Man’s infinite wants, his innate desire to have more, leads to scarcity. Scarcity is a situation in which there are only a limited number of resources available to produce goods and services.
Resources are known as the factors of production (the inputs used in the production process to produce output).
There are four factors of production:
1) Land.
Land is all the natural resources on the planet. Land includes oil, gold, rocks, forests, fish etc.
2) Labour.
Workers are inputs and could be skilled or unskilled.
3) Capital.
Man-made aids used by labour in the production process. Capital includes machines, buildings, computers, telecommunications, roads etc.
4) Enterprise.
Risk-taking by an individual or group who combine the other factors of production in search of profit. In the movie Ghostbusters (starring Bill Murray and Dan Akroyd), 3 unemployed parapsychology professors take a risk and set up a paranormal investigations and eliminations business.

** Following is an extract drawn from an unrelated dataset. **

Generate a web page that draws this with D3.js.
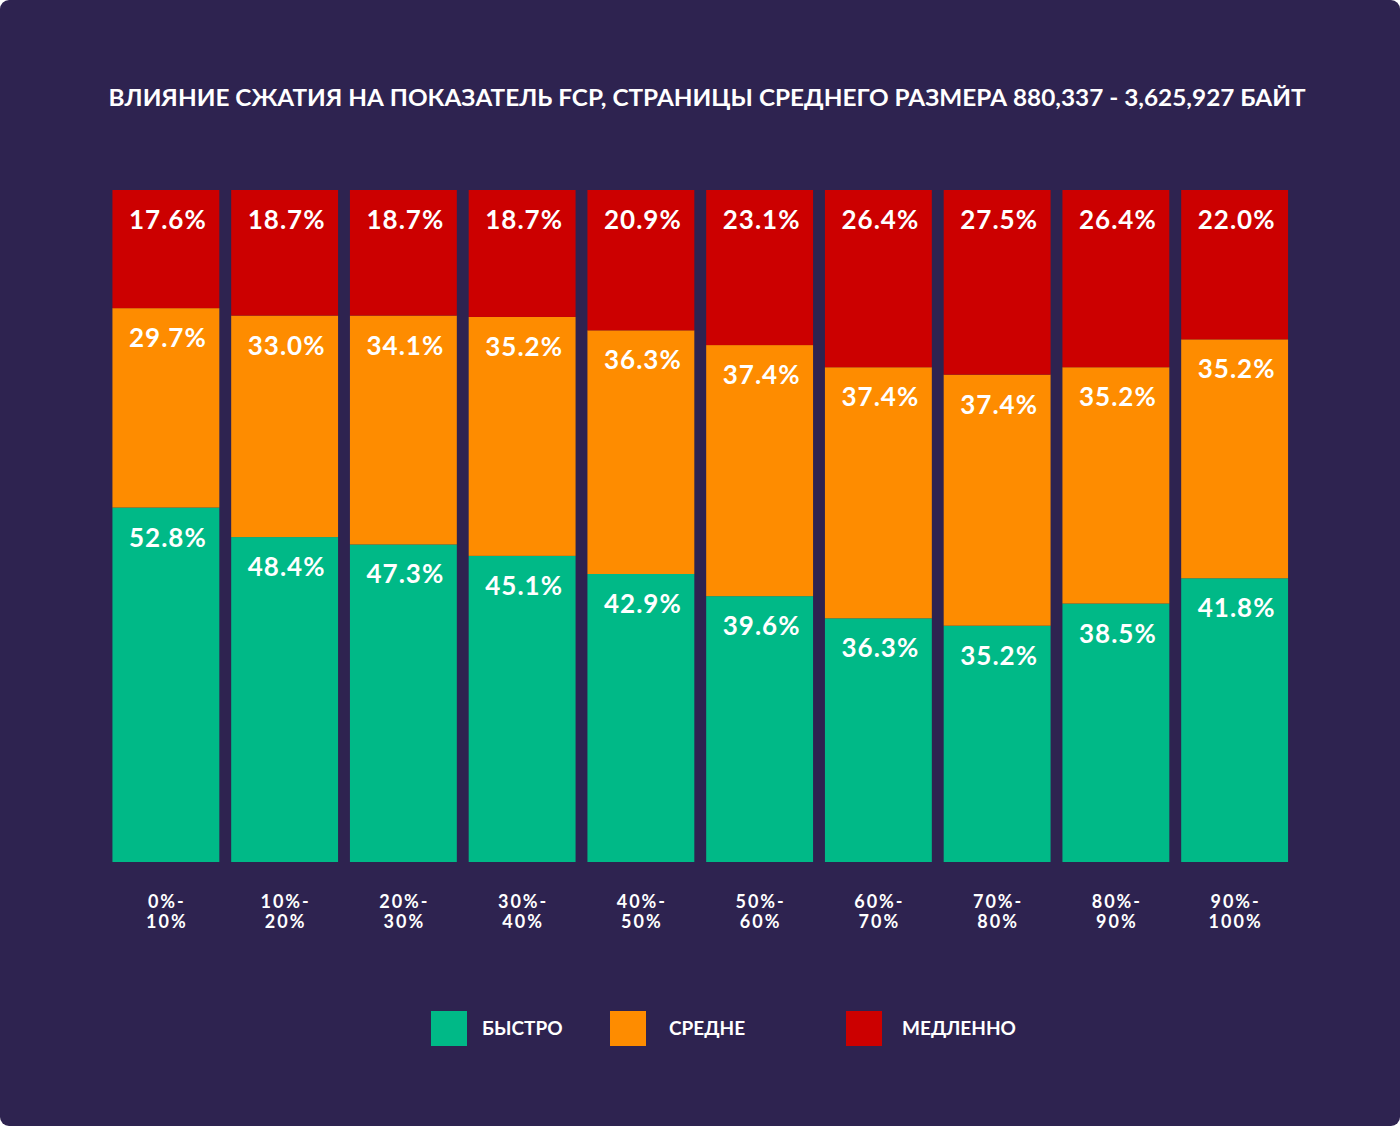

Because there exists only a finite amount of resources and yet an infinite amount of wants, a choice must be made over production. This is the basic economic problem, choosing how to allocate resources between alternative uses. A society (or individual) must choose what to produce, how to produce it and who to produce for. After making a choice, the decision makers face an opportunity cost. Opportunity cost is the next best alternative foregone. Choosing to produce some goods means the production of some other goods cannot happen. Thus, economics is the study of choices, the study of resource allocation.